CODEWITHSUNDEEP
c++operator-overloadingbit-shift
calccrypto
calccrypto

Reputation: 8991

operator>> and << output being nulled when outputted

i dont understand why the output of both functions are getting nulled when i output them:

class uint128_t{

private:
    uint64_t UPPER, LOWER;

public:
    // constructors
    uint128_t(){
        UPPER = 0;
        LOWER = 0;
    }

    template <typename T>
    uint128_t(T rhs){
        UPPER = 0;
        LOWER = (uint64_t) rhs;
    }

    template <typename S, typename T>
    uint128_t(const S upper_rhs, const T lower_rhs){
        UPPER = (uint64_t) upper_rhs;
        LOWER = (uint64_t) lower_rhs;
    }

    uint128_t(const uint128_t & rhs){
        UPPER = rhs.UPPER;
        LOWER = rhs.LOWER;
    }

    //  RHS input args only

    // assignment operator
    template <typename T> uint128_t & operator=(T rhs){
        UPPER = 0;
        LOWER = (uint64_t) rhs;
        return *this;
    }

    uint128_t & operator=(uint128_t & rhs){
        UPPER = rhs.UPPER;
        LOWER = rhs.LOWER;
        return *this;
    }


    uint128_t operator<<(int shift){
        if (shift >= 128)
            return uint128_t(0, 0);
        else if (shift == 64)
            return uint128_t(LOWER, 0);
        else if (shift < 64)
            return uint128_t((UPPER << shift) + (LOWER >> (64 - shift)), LOWER << shift);
        else if ((128 > shift) && (shift > 64)){
            uint128_t a =uint128_t(LOWER << (shift - 64), 0);
            // a will show the correct values 
            std::cout << a.upper() << " " << a.lower() << std::endl;
            return uint128_t(LOWER << (shift - 64), 0);
            // in the program that includes this, printing out the values show 0 0
        }
    }

    uint128_t operator>>(int shift){
        if (shift >= 128)
            return uint128_t(0, 0);
        else if (shift == 64)
            return uint128_t(0, UPPER);
        else if (shift <= 64)
            return uint128_t(UPPER >> shift , ((UPPER << (64 - shift))) + (LOWER >> shift));
        else if ((128 > shift) && (shift > 64))
            return uint128_t(0, (UPPER >> (shift - 64)));
    }

    uint128_t operator<<=(int shift){
        *this = *this << shift;
        return *this;
    }

    uint128_t operator>>=(int shift){
        *this = *this >> shift;
        return *this;
    }

    const uint64_t upper() const {
        return UPPER;
    }

    const uint64_t lower() const {
        return LOWER;
    }

// lots of other stuff

};

int main(){

    uint128_t a(0x123456789abcdef1ULL, 0x123456789abcdef1ULL);

    a>>= 127; // or a <<= 127;
    std::cout <<a.upper() << " " <<a.lower() << std::endl;
    return 0;
}

http://ideone.com/jnZI9

can anyone figure out why?

Upvotes: 0

Views: 200

Answers (3)

Ken Wayne VanderLinde
Ken Wayne VanderLinde

Reputation: 19339

The reason is as follows:

The type of UPPER is a 64-bit integer. Also, you are attempting to shift the integer by 63-bits, and the 64th bit is a zero in your case. So you lose all 63-bits which are actually holding the number.

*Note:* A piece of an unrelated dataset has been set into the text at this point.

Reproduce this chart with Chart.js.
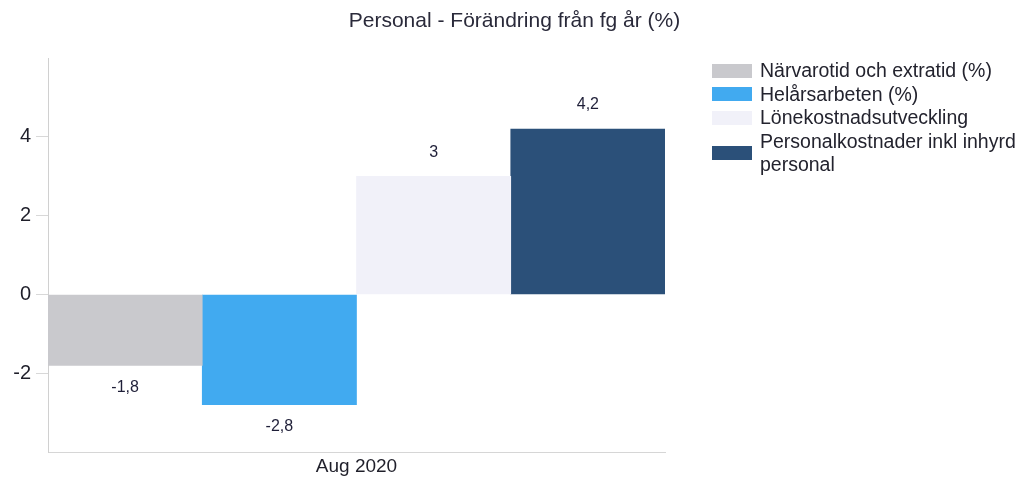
<!DOCTYPE html>
<html>
<head>
<meta charset="utf-8">
<script src="https://cdn.jsdelivr.net/npm/chart.js@4/dist/chart.umd.min.js"></script>
<style>
  html, body { margin: 0; padding: 0; background: #fff; }
  #wrap { position: relative; width: 1029px; height: 477px; }
  #legend { position: absolute; left: 712px; top: 59px; font-family: "Liberation Sans", Arial, sans-serif; font-size: 19.5px; line-height: 23.5px; color: #23232e; }
  .li { display: flex; align-items: center; }
  .box { width: 40px; height: 14px; flex: none; margin-right: 8px; }
  .txt { width: 265px; }
</style>
</head>
<body>
<div id="wrap">
  <canvas id="c" width="1029" height="477"></canvas>
  <div id="legend"></div>
</div>
<script>
const categories = ['Aug 2020'];
const seriesNames = ['Närvarotid och extratid (%)', 'Helårsarbeten (%)', 'Lönekostnadsutveckling', 'Personalkostnader inkl inhyrd personal'];
const seriesValues = [[-1.8], [-2.8], [3], [4.2]];
const seriesColors = ['#c9c9cd', '#41aaf0', '#f1f1f9', '#2b5079'];
const yTicks = [-2, 0, 2, 4];
const titleText = 'Personal - Förändring från fg år (%)';

const FONT = '"Liberation Sans", Arial, sans-serif';

const datasets = seriesNames.map((name, i) => ({
  label: name,
  data: seriesValues[i],
  backgroundColor: seriesColors[i],
  borderWidth: 0,
  categoryPercentage: 1,
  barPercentage: 1
}));

const valueLabels = {
  id: 'valueLabels',
  afterDatasetsDraw(chart) {
    const ctx = chart.ctx;
    ctx.save();
    ctx.font = '16px ' + FONT;
    ctx.fillStyle = '#1f1f38';
    ctx.textAlign = 'center';
    ctx.textBaseline = 'middle';
    chart.data.datasets.forEach((ds, i) => {
      const meta = chart.getDatasetMeta(i);
      meta.data.forEach((bar, j) => {
        const v = ds.data[j];
        const txt = String(v).replace('.', ',');
        const y = v >= 0 ? bar.y - 24 : bar.y + 22;
        ctx.fillText(txt, bar.x, y);
      });
    });
    ctx.restore();
  }
};

new Chart(document.getElementById('c'), {
  type: 'bar',
  data: { labels: categories, datasets },
  options: {
    responsive: false,
    animation: false,
    layout: { padding: 0 },
    plugins: {
      legend: { display: false },
      tooltip: { enabled: false },
      title: {
        display: true,
        text: titleText,
        color: '#2a2a3a',
        font: { family: FONT, size: 21, weight: 'normal' },
        padding: { top: 9, bottom: 24 }
      }
    },
    scales: {
      x: {
        grid: { display: false, drawTicks: false },
        border: { display: true, color: '#d6d6d6' },
        ticks: { color: '#1f1f2a', font: { family: FONT, size: 19 }, padding: 3 },
        afterFit(s) { s.height = 25; }
      },
      y: {
        min: -4,
        max: 6,
        afterBuildTicks(s) { s.ticks = yTicks.map(v => ({ value: v })); },
        grid: { drawOnChartArea: false, drawTicks: true, tickLength: 12, color: '#d8d8d8' },
        border: { display: true, color: '#d0d0d0' },
        ticks: { color: '#1f1f2a', font: { family: FONT, size: 20 }, padding: 5 },
        afterFit(s) { s.width = 48; }
      },
      yRight: {
        type: 'linear',
        position: 'right',
        display: true,
        grid: { display: false },
        border: { display: false },
        ticks: { display: false },
        afterFit(s) { s.width = 364; }
      }
    }
  },
  plugins: [valueLabels]
});

const legend = document.getElementById('legend');
seriesNames.forEach((name, i) => {
  const row = document.createElement('div');
  row.className = 'li';
  const box = document.createElement('div');
  box.className = 'box';
  box.style.background = seriesColors[i];
  const t = document.createElement('div');
  t.className = 'txt';
  t.textContent = name;
  row.appendChild(box);
  row.appendChild(t);
  legend.appendChild(row);
});
</script>
</body>
</html>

PS: You said you don't like using a debugger, but if you just used one, this would be really really easy to figure out on your own.

Upvotes: 0

kennytm
kennytm

Reputation: 523164

>> 127 means shift-out the right-most 127 bits in the number. Since your uint128_t is 0x1234...., the most significant bit is '0'. After a >>= 127, the number becomes 0, so the output is 0 0 as expected.

As for <<=, this is because 

uint128_t & operator=(uint128_t & rhs)

doesn't match for an rvalue rhs, while

template <typename T> uint128_t & operator=(T rhs)

matches when T == uint128_t also, so in 

    *this = *this << shift;

the template assignment operator will be chosen, which makes only the lower uint64_t be assigned. You should change the first assignent operator's signature to

uint128_t& operator=(const uint128_t& rhs)
//                   ^^^^^

Upvotes: 2

SoapBox
SoapBox

Reputation: 20609

Your int is 128 bits, you are shifting it down (right) 127 bits which means the upper most bit will be moved to the lower most position, and all other bits will be 0.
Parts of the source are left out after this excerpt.